El primero se llamaba como un Santo de dudosa beatitud, que dejó en la estacada al recto, al roqueño y tenaz Benedicto XIII –que no se apeó de sus trece-- cuando entendió que, aislado en el castillo de Peñíscola como una metáfora de lo imposible, abandonado incluso por sus leales desleales, y lentamente envenenado por sus servidores, aquel papa no iba a llevarlo al Vaticano que es donde quería hacer carrera y medrar, después de haber hecho méritos persiguiendo judios y predicado contra los descendientes de los conversos como él, para labrarse una aureola de piedad como si Dios no fuese el mismo, al margen del nombre que le den los hombres.
A este otro Vicente Ferrer del siglo XX, el verdadero, el Santo, le han rezado y le tienen por suyo budistas, cristianos, musulmanes, sintoístas, animistas y creyentes de muchos credos, que le llamaban “nuestro dios vivo” aunque no hacía proselitismo de dioses domésticos, ni apostolado verbal, ni blandía el hisopo asperjando agua bendita, sino que se derramaba generosamente entre los menesterosos dando testimonio de una entrega amorosa a sus prójimos, que eran todos para él porque eran hombres, y no solo algunos bautizados que tenían pasaporte para el Cielo.
Entre los siglos XIV y XV, zarandeada por el cisma de Aviñón, la Iglesia dió la espalda a aquel papa / antipapa Luna, íntegro, piadoso y recto, que no se avenía a componendas ni comerciaba con la verdad, y ahora se la ha vuelto a este jesuíta de vida transparente, tal vez porque abandonó la Compañía de Jesús.

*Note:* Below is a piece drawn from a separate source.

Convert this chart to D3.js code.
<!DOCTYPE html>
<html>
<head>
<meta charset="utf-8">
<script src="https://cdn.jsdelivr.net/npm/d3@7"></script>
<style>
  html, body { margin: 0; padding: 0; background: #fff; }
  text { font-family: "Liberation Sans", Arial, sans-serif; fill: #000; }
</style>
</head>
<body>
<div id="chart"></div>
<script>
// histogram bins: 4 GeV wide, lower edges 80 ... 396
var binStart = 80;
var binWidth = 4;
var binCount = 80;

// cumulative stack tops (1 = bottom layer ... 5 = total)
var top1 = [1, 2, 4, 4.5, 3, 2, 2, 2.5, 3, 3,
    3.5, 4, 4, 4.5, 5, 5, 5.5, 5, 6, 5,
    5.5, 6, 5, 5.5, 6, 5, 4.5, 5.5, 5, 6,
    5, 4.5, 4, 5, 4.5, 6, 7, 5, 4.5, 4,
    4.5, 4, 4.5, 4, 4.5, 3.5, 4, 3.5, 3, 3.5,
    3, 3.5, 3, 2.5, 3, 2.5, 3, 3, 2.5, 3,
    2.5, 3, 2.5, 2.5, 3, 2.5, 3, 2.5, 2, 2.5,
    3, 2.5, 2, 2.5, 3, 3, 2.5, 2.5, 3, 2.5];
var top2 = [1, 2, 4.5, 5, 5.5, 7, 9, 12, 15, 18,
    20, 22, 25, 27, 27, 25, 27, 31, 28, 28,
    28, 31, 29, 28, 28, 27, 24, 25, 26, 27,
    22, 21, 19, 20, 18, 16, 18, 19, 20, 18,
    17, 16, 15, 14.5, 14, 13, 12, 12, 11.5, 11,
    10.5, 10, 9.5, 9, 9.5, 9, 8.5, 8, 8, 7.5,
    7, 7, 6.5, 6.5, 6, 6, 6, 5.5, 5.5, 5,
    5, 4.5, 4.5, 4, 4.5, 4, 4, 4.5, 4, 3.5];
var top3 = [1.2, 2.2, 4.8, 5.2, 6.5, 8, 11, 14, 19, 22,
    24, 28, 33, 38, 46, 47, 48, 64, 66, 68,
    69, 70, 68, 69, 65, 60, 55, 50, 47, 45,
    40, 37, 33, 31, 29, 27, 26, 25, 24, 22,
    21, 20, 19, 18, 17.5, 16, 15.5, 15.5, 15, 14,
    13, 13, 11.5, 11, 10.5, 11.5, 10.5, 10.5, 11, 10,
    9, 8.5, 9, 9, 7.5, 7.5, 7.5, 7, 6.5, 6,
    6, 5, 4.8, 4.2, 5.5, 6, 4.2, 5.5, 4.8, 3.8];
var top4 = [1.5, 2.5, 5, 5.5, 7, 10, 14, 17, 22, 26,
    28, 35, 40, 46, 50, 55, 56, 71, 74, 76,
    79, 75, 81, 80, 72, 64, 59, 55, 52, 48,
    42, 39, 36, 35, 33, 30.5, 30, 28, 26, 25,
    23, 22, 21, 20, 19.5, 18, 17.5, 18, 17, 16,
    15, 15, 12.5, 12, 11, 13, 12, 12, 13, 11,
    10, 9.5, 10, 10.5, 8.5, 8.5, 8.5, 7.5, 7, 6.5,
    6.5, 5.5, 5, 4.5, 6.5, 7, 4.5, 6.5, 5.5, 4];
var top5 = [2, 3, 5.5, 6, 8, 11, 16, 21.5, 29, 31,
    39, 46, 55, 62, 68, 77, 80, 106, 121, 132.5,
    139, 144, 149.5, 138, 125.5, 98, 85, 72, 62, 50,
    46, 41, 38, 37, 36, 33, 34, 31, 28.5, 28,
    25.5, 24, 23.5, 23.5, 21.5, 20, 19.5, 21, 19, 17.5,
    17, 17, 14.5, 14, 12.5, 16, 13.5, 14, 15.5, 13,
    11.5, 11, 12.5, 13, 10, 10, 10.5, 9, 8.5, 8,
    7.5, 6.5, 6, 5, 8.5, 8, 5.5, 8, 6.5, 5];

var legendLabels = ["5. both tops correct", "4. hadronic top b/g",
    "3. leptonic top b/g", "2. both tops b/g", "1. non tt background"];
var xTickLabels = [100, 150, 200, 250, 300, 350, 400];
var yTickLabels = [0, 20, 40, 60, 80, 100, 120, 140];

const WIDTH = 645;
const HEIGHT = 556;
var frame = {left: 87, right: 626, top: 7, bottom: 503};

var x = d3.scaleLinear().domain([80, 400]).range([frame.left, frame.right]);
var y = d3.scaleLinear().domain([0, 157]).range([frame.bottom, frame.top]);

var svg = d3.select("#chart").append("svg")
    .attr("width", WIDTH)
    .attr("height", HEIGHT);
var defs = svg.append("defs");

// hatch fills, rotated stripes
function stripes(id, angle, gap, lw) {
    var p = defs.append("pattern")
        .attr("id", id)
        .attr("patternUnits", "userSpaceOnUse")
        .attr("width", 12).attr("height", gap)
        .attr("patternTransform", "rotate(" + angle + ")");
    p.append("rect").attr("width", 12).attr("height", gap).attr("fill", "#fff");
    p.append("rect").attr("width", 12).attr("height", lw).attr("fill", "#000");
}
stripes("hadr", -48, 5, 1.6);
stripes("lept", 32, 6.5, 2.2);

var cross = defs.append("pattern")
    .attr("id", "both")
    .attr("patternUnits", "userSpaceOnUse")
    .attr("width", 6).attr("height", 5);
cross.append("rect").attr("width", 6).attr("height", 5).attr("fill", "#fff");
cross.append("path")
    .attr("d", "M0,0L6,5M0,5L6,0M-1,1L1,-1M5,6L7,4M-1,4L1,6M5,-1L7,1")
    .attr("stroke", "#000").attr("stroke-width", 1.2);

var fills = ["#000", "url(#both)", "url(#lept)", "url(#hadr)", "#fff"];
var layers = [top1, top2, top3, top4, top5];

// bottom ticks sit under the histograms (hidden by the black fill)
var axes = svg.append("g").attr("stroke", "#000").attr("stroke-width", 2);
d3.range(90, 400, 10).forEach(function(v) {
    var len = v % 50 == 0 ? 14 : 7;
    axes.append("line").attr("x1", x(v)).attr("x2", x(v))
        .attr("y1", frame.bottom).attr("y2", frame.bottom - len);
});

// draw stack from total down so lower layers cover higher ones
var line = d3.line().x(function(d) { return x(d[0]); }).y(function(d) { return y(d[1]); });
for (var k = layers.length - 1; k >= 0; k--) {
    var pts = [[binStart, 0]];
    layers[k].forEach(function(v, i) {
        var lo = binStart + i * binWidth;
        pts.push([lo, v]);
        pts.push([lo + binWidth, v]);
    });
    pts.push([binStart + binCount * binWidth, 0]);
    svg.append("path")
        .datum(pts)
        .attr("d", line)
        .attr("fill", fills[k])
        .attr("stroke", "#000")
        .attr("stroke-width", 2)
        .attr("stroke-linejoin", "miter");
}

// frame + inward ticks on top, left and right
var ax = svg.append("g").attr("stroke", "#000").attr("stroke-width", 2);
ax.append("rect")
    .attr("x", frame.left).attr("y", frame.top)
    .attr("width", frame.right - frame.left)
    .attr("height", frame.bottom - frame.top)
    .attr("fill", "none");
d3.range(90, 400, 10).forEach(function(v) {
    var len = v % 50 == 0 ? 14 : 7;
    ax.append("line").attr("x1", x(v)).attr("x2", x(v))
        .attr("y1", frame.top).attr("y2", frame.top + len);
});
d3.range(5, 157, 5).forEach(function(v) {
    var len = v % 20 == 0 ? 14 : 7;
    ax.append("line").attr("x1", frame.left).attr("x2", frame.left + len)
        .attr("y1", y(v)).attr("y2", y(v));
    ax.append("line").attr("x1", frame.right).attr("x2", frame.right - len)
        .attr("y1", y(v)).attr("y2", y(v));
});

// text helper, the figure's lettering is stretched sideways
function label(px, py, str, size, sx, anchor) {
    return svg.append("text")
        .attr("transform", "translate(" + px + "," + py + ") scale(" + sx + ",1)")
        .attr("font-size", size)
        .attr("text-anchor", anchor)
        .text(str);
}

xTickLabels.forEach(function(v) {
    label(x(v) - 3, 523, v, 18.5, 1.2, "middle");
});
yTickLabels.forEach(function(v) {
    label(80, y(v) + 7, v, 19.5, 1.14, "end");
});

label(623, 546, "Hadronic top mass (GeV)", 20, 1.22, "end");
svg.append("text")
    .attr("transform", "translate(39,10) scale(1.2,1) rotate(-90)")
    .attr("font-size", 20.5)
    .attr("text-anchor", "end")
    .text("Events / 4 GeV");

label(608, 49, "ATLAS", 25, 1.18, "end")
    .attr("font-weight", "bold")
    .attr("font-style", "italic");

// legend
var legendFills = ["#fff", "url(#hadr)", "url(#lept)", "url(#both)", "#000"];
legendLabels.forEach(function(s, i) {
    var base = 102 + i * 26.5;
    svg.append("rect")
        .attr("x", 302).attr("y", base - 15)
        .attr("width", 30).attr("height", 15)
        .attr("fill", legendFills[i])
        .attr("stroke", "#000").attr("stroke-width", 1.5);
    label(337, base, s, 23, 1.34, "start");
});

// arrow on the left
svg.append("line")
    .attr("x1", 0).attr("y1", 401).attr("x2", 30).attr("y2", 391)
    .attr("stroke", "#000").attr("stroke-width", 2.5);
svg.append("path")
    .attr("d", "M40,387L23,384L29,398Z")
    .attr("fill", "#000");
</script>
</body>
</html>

Acaso dentro de quinientos años los rehabilite a ambos como ahora pretende con Zwinglio. Siempre tarde.
Menos cicatero ha sido el Estado con Eduardo Puelles, ese valeroso servidor que se erigió en ángel guardián de la buena gente en su asendereada tierra vasca y se quedó a vivir toda la vida en el barrio en que había nacido, sin ostentar pero sin ocultar su condición con una gallardía que intimidaba a los asesinos, hasta que decidieron acabar finalmente con un testimonio que les humillaba. Ambos dieron esperanza con su testimonio, desde la santidad y el heroísmo que acaso son la misma cosa.